¿Y si El juego del calamar nunca fue tan buena? Una mirada crítica a un fenómeno inflado

calamar-1

No espero con ansias la tercera temporada de El juego del calamar. De hecho, me cuesta recordar con entusiasmo la segunda. Y si algo resume mi estado de ánimo con respecto al desenlace de esta serie, es una palabra sencilla: indiferencia. No porque no la haya visto, ni porque no entienda su impacto cultural —lo entiendo perfectamente—, sino porque lo que empezó como una propuesta potente, con crítica social y tensión bien dosificada, se ha desinflado hasta convertirse en un producto de consumo masivo más, inflado por el algoritmo, no por su profundidad.

Sí, El juego del calamar fue un fenómeno. Nadie lo niega. Capturó la atención del mundo con su primera temporada: colores brillantes, violencia estilizada, y una premisa lo suficientemente simple como para entrar fácil… y lo suficientemente brutal como para quedarse en la memoria. Pero ese primer impacto fue eso: un golpe. Una sacudida visual y emocional que, en retrospectiva, se sostenía más en la novedad que en la solidez narrativa.

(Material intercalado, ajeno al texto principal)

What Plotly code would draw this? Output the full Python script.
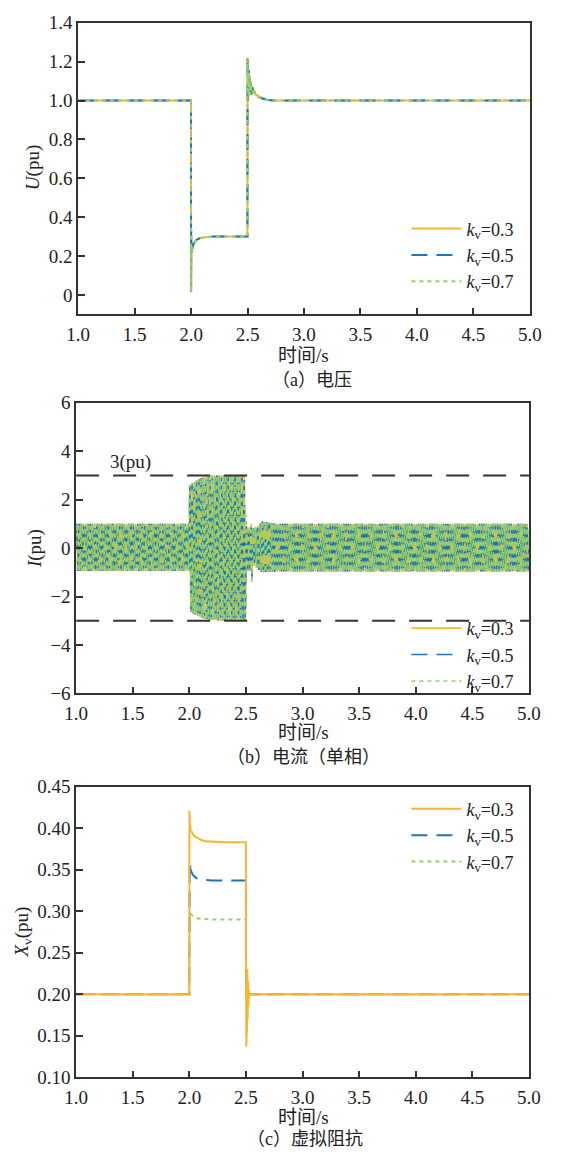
import numpy as np
import plotly.graph_objects as go

# ---------------- data ----------------
SERIES_NAMES = ["<i>k</i><sub>v</sub>=0.3", "<i>k</i><sub>v</sub>=0.5", "<i>k</i><sub>v</sub>=0.7"]

# (a) voltage U(pu)
U_T = [1.0, 1.9995, 2.0005, 2.0015, 2.003, 2.0045, 2.006, 2.008, 2.012, 2.02, 2.035, 2.05, 2.08, 2.12,
       2.2, 2.3, 2.4995, 2.5005, 2.503, 2.506, 2.509, 2.512, 2.515, 2.519, 2.523, 2.528, 2.534, 2.541,
       2.55, 2.56, 2.575, 2.6, 2.63, 2.67, 2.72, 3.0, 5.0]
U_03 = [1.0, 1.0, 0.02, 0.22, 0.17, 0.24, 0.21, 0.23, 0.245, 0.26, 0.275, 0.285, 0.293, 0.297,
        0.30, 0.30, 0.30, 1.22, 1.01, 1.19, 1.03, 1.16, 1.04, 1.13, 1.04, 1.10, 1.04, 1.07,
        1.04, 1.05, 1.03, 1.02, 1.012, 1.005, 1.0, 1.0, 1.0]
U_05 = [1.0, 1.0, 0.016, 0.34, 0.18, 0.25, 0.20, 0.23, 0.24, 0.26, 0.273, 0.284, 0.292, 0.297,
        0.30, 0.30, 0.30, 1.23, 1.00, 1.20, 1.02, 1.17, 1.03, 1.13, 1.05, 1.09, 1.03, 1.07,
        1.05, 1.04, 1.03, 1.02, 1.01, 1.004, 1.0, 1.0, 1.0]
U_07 = [1.0, 1.0, 0.018, 0.26, 0.16, 0.23, 0.21, 0.22, 0.24, 0.255, 0.272, 0.283, 0.292, 0.296,
        0.30, 0.30, 0.30, 1.21, 1.02, 1.18, 1.02, 1.15, 1.05, 1.12, 1.03, 1.09, 1.05, 1.06,
        1.03, 1.05, 1.02, 1.015, 1.01, 1.004, 1.0, 1.0, 1.0]

# (b) current I(pu): envelope of the 50 Hz phase current
I_FREQ_HZ = 50.0
I_CYCLE = [0.0, 0.38, 0.71, 0.92, 1.0, 0.92, 0.71, 0.38, 0.0, -0.38, -0.71, -0.92, -1.0, -0.92, -0.71, -0.38]
I_ENV_T = [1.0, 1.999, 2.001, 2.05, 2.1, 2.15, 2.2, 2.3, 2.45, 2.499, 2.501, 2.53, 2.545, 2.55, 2.555,
           2.57, 2.6, 2.64, 2.7, 2.8, 5.0]
I_ENV_UP = [1.0, 1.0, 2.6, 2.75, 2.88, 2.95, 3.0, 3.0, 3.0, 2.95, 0.9, 0.85, 0.85, 1.8, 0.85,
            0.8, 0.9, 1.1, 1.05, 1.0, 1.0]
I_ENV_LO = [-0.95, -0.95, -2.6, -2.75, -2.85, -2.93, -2.97, -3.0, -3.0, -2.95, -0.95, -0.95, -0.9, -1.8, -0.9,
            -0.72, -0.85, -1.0, -0.98, -0.97, -0.97]
I_PHASE = [0.0, 0.35, 0.7]
I_LIMIT = 3.0

# (c) virtual reactance Xv(pu)
X_T_03 = [1.0, 1.9995, 2.0005, 2.002, 2.004, 2.006, 2.008, 2.011, 2.02, 2.04, 2.07, 2.1, 2.15, 2.2, 2.3,
          2.4995, 2.5005, 2.503, 2.506, 2.509, 2.512, 2.515, 2.518, 2.522, 2.526, 2.53, 5.0]
X_03 = [0.2, 0.2, 0.421, 0.398, 0.414, 0.397, 0.404, 0.396, 0.396, 0.391, 0.388, 0.386, 0.384, 0.384, 0.383,
        0.383, 0.27, 0.137, 0.25, 0.16, 0.23, 0.17, 0.215, 0.185, 0.205, 0.2, 0.2]
X_T_05 = [1.0, 1.9995, 2.003, 2.01, 2.03, 2.06, 2.1, 2.2, 2.4995, 2.5005, 5.0]
X_05 = [0.2, 0.2, 0.36, 0.35, 0.344, 0.34, 0.338, 0.337, 0.337, 0.2, 0.2]
X_T_07 = [1.0, 1.9995, 2.003, 2.01, 2.03, 2.06, 2.1, 2.2, 2.4995, 2.5005, 5.0]
X_07 = [0.2, 0.2, 0.301, 0.297, 0.294, 0.292, 0.291, 0.29, 0.29, 0.2, 0.2]

# ---------------- styling ----------------
COLORS = ["#F7B531", "#1F74BA", "#93D36B"]
DASHES = ["solid", "16px,9px", "4px,4px"]
FONT = "Liberation Serif, Noto Sans CJK SC, serif"
AX = "#333333"
W, H = 563, 1160

def px_x(v):
    return v / W

def px_y(v):
    return 1 - v / H

fig = go.Figure()

# (a)
for name, y, c, d in zip(SERIES_NAMES, [U_03, U_05, U_07], COLORS, DASHES):
    fig.add_trace(go.Scatter(x=U_T, y=y, mode="lines", name=name, legend="legend",
                             line=dict(color=c, width=2, dash=d), xaxis="x", yaxis="y"))

# (b)
n = len(I_CYCLE)
n_cycles = int(round((I_ENV_T[-1] - I_ENV_T[0]) * I_FREQ_HZ))
t_cur = np.array([I_ENV_T[0] + k / (I_FREQ_HZ * n) for k in range(n_cycles * n + 1)])
up = np.interp(t_cur, I_ENV_T, I_ENV_UP)
lo = np.interp(t_cur, I_ENV_T, I_ENV_LO)
for name, ph, c, d in zip(SERIES_NAMES, I_PHASE, COLORS, DASHES):
    shift = int(round(ph / (2 * np.pi) * n))
    carrier = np.array([I_CYCLE[(k + shift) % n] for k in range(len(t_cur))])
    y = np.where(carrier >= 0, carrier * up, -carrier * lo)
    fig.add_trace(go.Scatter(x=t_cur, y=y, mode="lines", name=name, legend="legend2",
                             line=dict(color=c, width=1.6, dash=d), xaxis="x2", yaxis="y2"))
for lim in [I_LIMIT, -I_LIMIT]:
    fig.add_trace(go.Scatter(x=[1.0, 5.0], y=[lim, lim], mode="lines", showlegend=False,
                             line=dict(color="#333333", width=2, dash="23px,14px"),
                             xaxis="x2", yaxis="y2", hoverinfo="skip"))

# (c)
xv = [(X_T_05, X_05, 1), (X_T_07, X_07, 2), (X_T_03, X_03, 0)]
for tt, yy, i in xv:
    fig.add_trace(go.Scatter(x=tt, y=yy, mode="lines", name=SERIES_NAMES[i], legend="legend3",
                             legendrank=i + 1,
                             line=dict(color=COLORS[i], width=2, dash=DASHES[i]), xaxis="x3", yaxis="y3"))

tickfont = dict(family=FONT, size=19, color="#222222")

def xaxis(dom, anchor):
    return dict(domain=dom, anchor=anchor, range=[1.0, 5.0], tickvals=[1, 1.5, 2, 2.5, 3, 3.5, 4, 4.5, 5],
                ticktext=["1.0", "1.5", "2.0", "2.5", "3.0", "3.5", "4.0", "4.5", "5.0"],
                ticks="inside", ticklen=7, tickwidth=1.5, tickcolor=AX, showline=True, linecolor=AX,
                linewidth=1.5, mirror=True, showgrid=False, zeroline=False, tickfont=tickfont,
                ticklabelstandoff=2)

def yaxis(dom, anchor, rng, vals, text):
    return dict(domain=dom, anchor=anchor, range=rng, tickvals=vals, ticktext=text,
                ticks="inside", ticklen=7, tickwidth=1.5, tickcolor=AX, showline=True, linecolor=AX,
                linewidth=1.5, mirror=True, showgrid=False, zeroline=False, tickfont=tickfont,
                ticklabelstandoff=0)

LEG_FONT = dict(family=FONT, size=18, color="#222222")

def legend(top):
    return dict(x=px_x(412), y=px_y(top), xanchor="left", yanchor="top", bgcolor="rgba(0,0,0,0)",
                font=LEG_FONT, tracegroupgap=0, itemwidth=50, traceorder="normal")

xa = [px_x(69), px_x(541)]
xb = [px_x(67), px_x(540)]
fig.update_layout(
    width=W, height=H, margin=dict(l=0, r=0, t=0, b=0),
    paper_bgcolor="white", plot_bgcolor="white", showlegend=True,
    xaxis=xaxis(xa, "y"),
    yaxis=yaxis([px_y(310), px_y(13)], "x", [-0.1, 1.4], [0, 0.2, 0.4, 0.6, 0.8, 1.0, 1.2, 1.4],
                ["0", "0.2", "0.4", "0.6", "0.8", "1.0", "1.2", "1.4"]),
    xaxis2=xaxis(xb, "y2"),
    yaxis2=yaxis([px_y(696), px_y(400)], "x2", [-6, 6], [-6, -4, -2, 0, 2, 4, 6],
                 ["\u22126", "\u22124", "\u22122", "0", "2", "4", "6"]),
    xaxis3=xaxis(xb, "y3"),
    yaxis3=yaxis([px_y(1087), px_y(791)], "x3", [0.1, 0.45], [0.1, 0.15, 0.2, 0.25, 0.3, 0.35, 0.4, 0.45],
                 ["0.10", "0.15", "0.20", "0.25", "0.30", "0.35", "0.40", "0.45"]),
    legend=legend(204),
    legend2=legend(611),
    legend3=legend(795),
)

ann_font = dict(family=FONT, size=19, color="#222222")
anns = [
    dict(text="<i>U</i>(pu)", x=px_x(22), y=px_y(161), textangle=-90),
    dict(text="<i>I</i>(pu)", x=px_x(24), y=px_y(548), textangle=-90),
    dict(text="<i>X</i><sub>v</sub>(pu)", x=px_x(12), y=px_y(939), textangle=-90),
    dict(text="时间/s", x=px_x(305), y=px_y(352)),
    dict(text="时间/s", x=px_x(304), y=px_y(736)),
    dict(text="时间/s", x=px_x(304), y=px_y(1128)),
    dict(text="（a）电压", x=px_x(313), y=px_y(377), size=18),
    dict(text="（b）电流（单相）", x=px_x(304), y=px_y(761), size=18),
    dict(text="（c）虚拟阻抗", x=px_x(306), y=px_y(1150), size=18),
]
for a in anns:
    size = a.pop("size", 19)
    fig.add_annotation(xref="paper", yref="paper", showarrow=False, xanchor="center", yanchor="middle",
                       font=dict(family=FONT, size=size, color="#222222"), **a)
fig.add_annotation(xref="x2", yref="y2", x=1.48, y=3.57, text="3(pu)", showarrow=False,
                   font=ann_font, xanchor="center", yanchor="middle")

fig.write_html("out.html")
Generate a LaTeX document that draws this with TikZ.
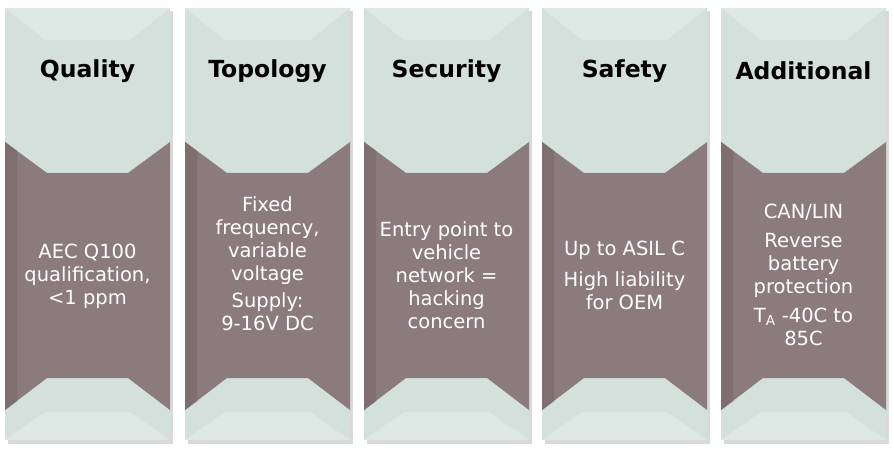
\documentclass[tikz,border=0pt]{standalone}
\usepackage{fontspec}
\setmainfont{DejaVu Sans}
\begin{document}
\begin{tikzpicture}[x=1pt,y=-1pt,
  title/.style={font=\fontsize{23.5}{26}\selectfont\bfseries,text=black},
  body/.style={font=\fontsize{19.5}{23}\selectfont,text=white,align=center}]
\definecolor{lgt}{HTML}{D3E0DC}
\definecolor{lgt2}{HTML}{DDE8E4}
\definecolor{brn}{HTML}{8B7B7D}
\definecolor{brn2}{HTML}{7E6E70}
\useasboundingbox (0,0) rectangle (894,449);
\foreach \x/\t [count=\i] in {5/Quality,185/Topology,364/Security,542/Safety,721/Additional}{
  \fill[gray!30] (\x+3,11) rectangle (\x+168,444);
  \fill[lgt] (\x,8) rectangle (\x+165,440);
  \fill[lgt2] (\x,8) -- (\x+165,8) -- (\x+125,40) -- (\x+40,40) -- cycle;
  \fill[lgt2] (\x,440) -- (\x+165,440) -- (\x+125,412) -- (\x+40,412) -- cycle;
  \fill[brn] (\x,142) -- (\x+42,173) -- (\x+123,173) -- (\x+165,142) -- (\x+165,410) -- (\x+123,378) -- (\x+42,378) -- (\x,410) -- cycle;
  \fill[brn2] (\x,142) -- (\x+12,151) -- (\x+12,401) -- (\x,410) -- cycle;
  \node[title] (t\i) at (\x+82.5,71) {\t};
}
\node[body] (b1) at (87.5,276) {AEC Q100\\qualification,\\<1 ppm};
\node[body] (b2) at (267.5,264) {Fixed\\frequency,\\variable\\voltage\\[4pt]Supply:\\9-16V DC};
\node[body] (b3) at (446.5,275) {Entry point to\\vehicle\\network =\\hacking\\concern};
\node[body] (b4) at (624.5,275) {Up to ASIL C\\[8pt]High liability\\for OEM};
\node[body] (b5) at (803.5,275) {CAN/LIN\\[6pt]Reverse\\battery\\protection\\[6pt]T\textsubscript{A} -40C to\\85C};
\end{tikzpicture}
\end{document}
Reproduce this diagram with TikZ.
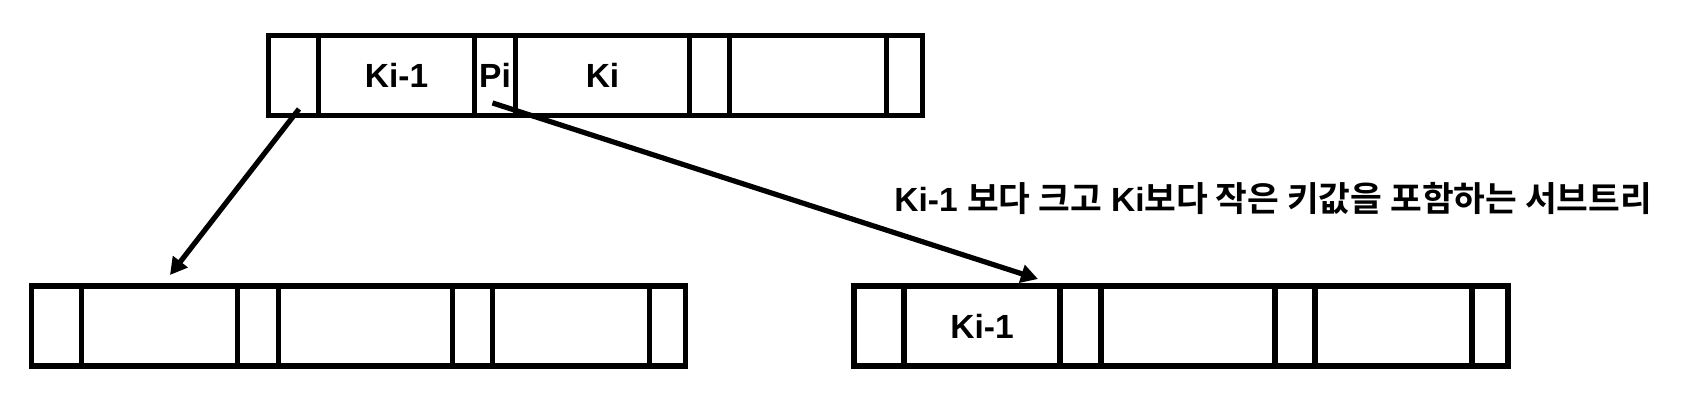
\documentclass[tikz,border=0pt]{standalone}
\usepackage{fontspec}
\setmainfont{Liberation Sans}
\newfontfamily\krfont{Noto Sans CJK KR}[Scale=1.03, BoldFont={Noto Sans CJK KR Bold}]
\newcommand{\kor}[1]{{\krfont #1}}
\usepackage{tikz}
\usetikzlibrary{arrows.meta,positioning}

\begin{document}
\begin{tikzpicture}[
  x=0.5pt, y=-0.5pt,
  cell/.style={draw, line width=2.6pt, minimum height=40pt, inner sep=0pt, outer sep=0pt,
    font=\bfseries\fontsize{16.75}{20}\selectfont},
  arr/.style={-{Triangle[length=8.5pt,width=9pt]}, line width=2.6pt},
  note/.style={inner sep=0pt, font=\bfseries\fontsize{16.75}{20}\selectfont}
]
\useasboundingbox (0,0) rectangle (1682,414);

\node[cell, minimum width=25pt, anchor=west] (t1) at (268.5,75.75) {};
\node[cell, minimum width=78pt, right=0pt of t1] (t2) {Ki-1};
\node[cell, minimum width=20.5pt, right=0pt of t2] (t3) {Pi};
\node[cell, minimum width=87pt, right=0pt of t3] (t4) {Ki};
\node[cell, minimum width=20pt, right=0pt of t4] (t5) {};
\node[cell, minimum width=78.5pt, right=0pt of t5] (t6) {};
\node[cell, minimum width=18pt, right=0pt of t6] (t7) {};

\node[cell, minimum width=25pt, anchor=west] (l1) at (31.7,326) {};
\node[cell, minimum width=78pt, right=0pt of l1] (l2) {};
\node[cell, minimum width=20.5pt, right=0pt of l2] (l3) {};
\node[cell, minimum width=87pt, right=0pt of l3] (l4) {};
\node[cell, minimum width=20pt, right=0pt of l4] (l5) {};
\node[cell, minimum width=78.5pt, right=0pt of l5] (l6) {};
\node[cell, minimum width=18pt, right=0pt of l6] (l7) {};

\node[cell, minimum width=25pt, anchor=west] (r1) at (854,326) {};
\node[cell, minimum width=78pt, right=0pt of r1] (r2) {Ki-1};
\node[cell, minimum width=20.5pt, right=0pt of r2] (r3) {};
\node[cell, minimum width=87pt, right=0pt of r3] (r4) {};
\node[cell, minimum width=20pt, right=0pt of r4] (r5) {};
\node[cell, minimum width=78.5pt, right=0pt of r5] (r6) {};
\node[cell, minimum width=18pt, right=0pt of r6] (r7) {};

\node[note, anchor=base west] (sub) at (894,211.7)
  {Ki-1 \kor{보다 크고} Ki\kor{보다 작은 키값을 포함하는 서브트리}};

\draw[arr] ([xshift=2.75pt,yshift=3.4pt]t1.south) -- ([xshift=5.15pt,yshift=5.5pt]l2.north);
\draw[arr] ([xshift=-1.25pt,yshift=6.4pt]t3.south) -- ([xshift=28pt,yshift=3.5pt]r2.north);
\end{tikzpicture}
\end{document}
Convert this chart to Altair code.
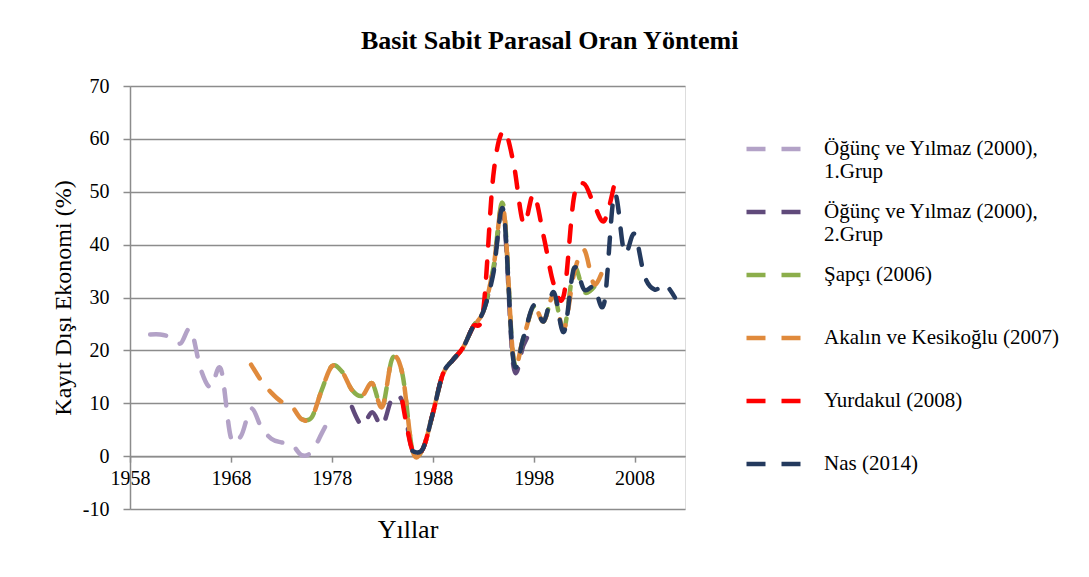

La segunda temporada: la caída del mito

Y cuando llegó la segunda temporada, todo lo que ya olía a oportunismo se confirmó. La serie perdió la urgencia. La crítica social se volvió burda, recalcada, casi caricaturesca. Los personajes parecían versiones pálidas de los anteriores, y los nuevos no lograban calar. La tensión desapareció, sustituida por un desarrollo artificialmente alargado, en el que la violencia ya no impactaba, solo saturaba. El simbolismo se volvió obvio. Las sorpresas, previsibles. Todo estaba edulcorado con una capa de grandilocuencia que buscaba más el impacto visual que el emocional.

La serie ya no hablaba de los oprimidos, sino de sí misma. Se regodeaba en su propia estética, en su propia fama. En lugar de escarbar más profundo, prefirió quedarse en lo superficial, en lo vistoso, en lo fácil de replicar en TikTok.

Una tercera temporada que ya se siente partida

Y ahora nos anuncian una tercera temporada que ni siquiera parece tal, sino la mitad de una temporada partida en dos. Una estrategia que ya conocemos demasiado bien: estirar el chicle, dividir el desenlace en capítulos y más capítulos, no para servir a la historia, sino al calendario de la plataforma. No sorprende: Netflix ha convertido esta fórmula en negocio. Pero la serie, que ya venía tambaleándose, no parece tener el cuerpo para soportarlo.

No hay tensión real, porque el mundo ya está demasiado explicado. No hay evolución narrativa, solo repeticiones: otra ronda, otro “líder misterioso”, otro giro que se ve venir desde tres episodios antes. Y, sobre todo, no hay corazón. Lo que en la primera temporada podía leerse como una denuncia desgarradora del sistema capitalista y sus juegos crueles con la clase baja, ahora parece un merchandising de esa misma estética que fingía criticar.

Una serie atrapada en su fenómeno

El juego del calamar se convirtió en lo que criticaba: un espectáculo. Un circo. Un entretenimiento vacío para espectadores cada vez más anestesiados, que no buscan reflexión, sino estímulo. Lo irónico es que la primera temporada supo jugar con esa contradicción. La segunda y el inicio de la tercera ya no. Ya no hay incomodidad, ni doble fondo, ni ironía. Solo una maquinaria que sabe que cuanto más exagera, más se comparte. Es la distopía reducida a estampas de Instagram.

Y es curioso, porque hubo otras series con propuestas similares (Alice in Borderland, 3%, Kaiji, incluso Black Mirror) que, sin tanto bombo, supieron mantener su integridad. El juego del calamar, en cambio, parece rendida a su propio fenómeno. Y en esa rendición, ha perdido el alma.

¿Por qué no la espero?

Porque ya no me dice nada nuevo. Porque sé que va a ser visualmente atractiva, sí, pero emocionalmente hueca. Porque cada personaje nuevo es un estereotipo, cada giro de guion una obligación contractual. Porque no hay riesgo real. Porque la serie ya no es una historia que alguien quiso contar: es una marca que alguien no se atreve a cerrar.

Y porque, en el fondo, sospecho que el final no cerrará nada. Será ambiguo, o abierto, o simplemente una preparación para una futura secuela, precuela, spin-off o versión americana. Porque el juego ya no está en la pantalla. Está detrás de ella.


Así que no, no espero el desenlace de El juego del calamar. Lo veré, probablemente. Pero no con ganas. Con resignación. Como quien termina un libro solo porque ya llegó hasta el penúltimo capítulo. Porque el verdadero juego, al parecer, no era sobrevivir… sino seguir vendiendo capítulos.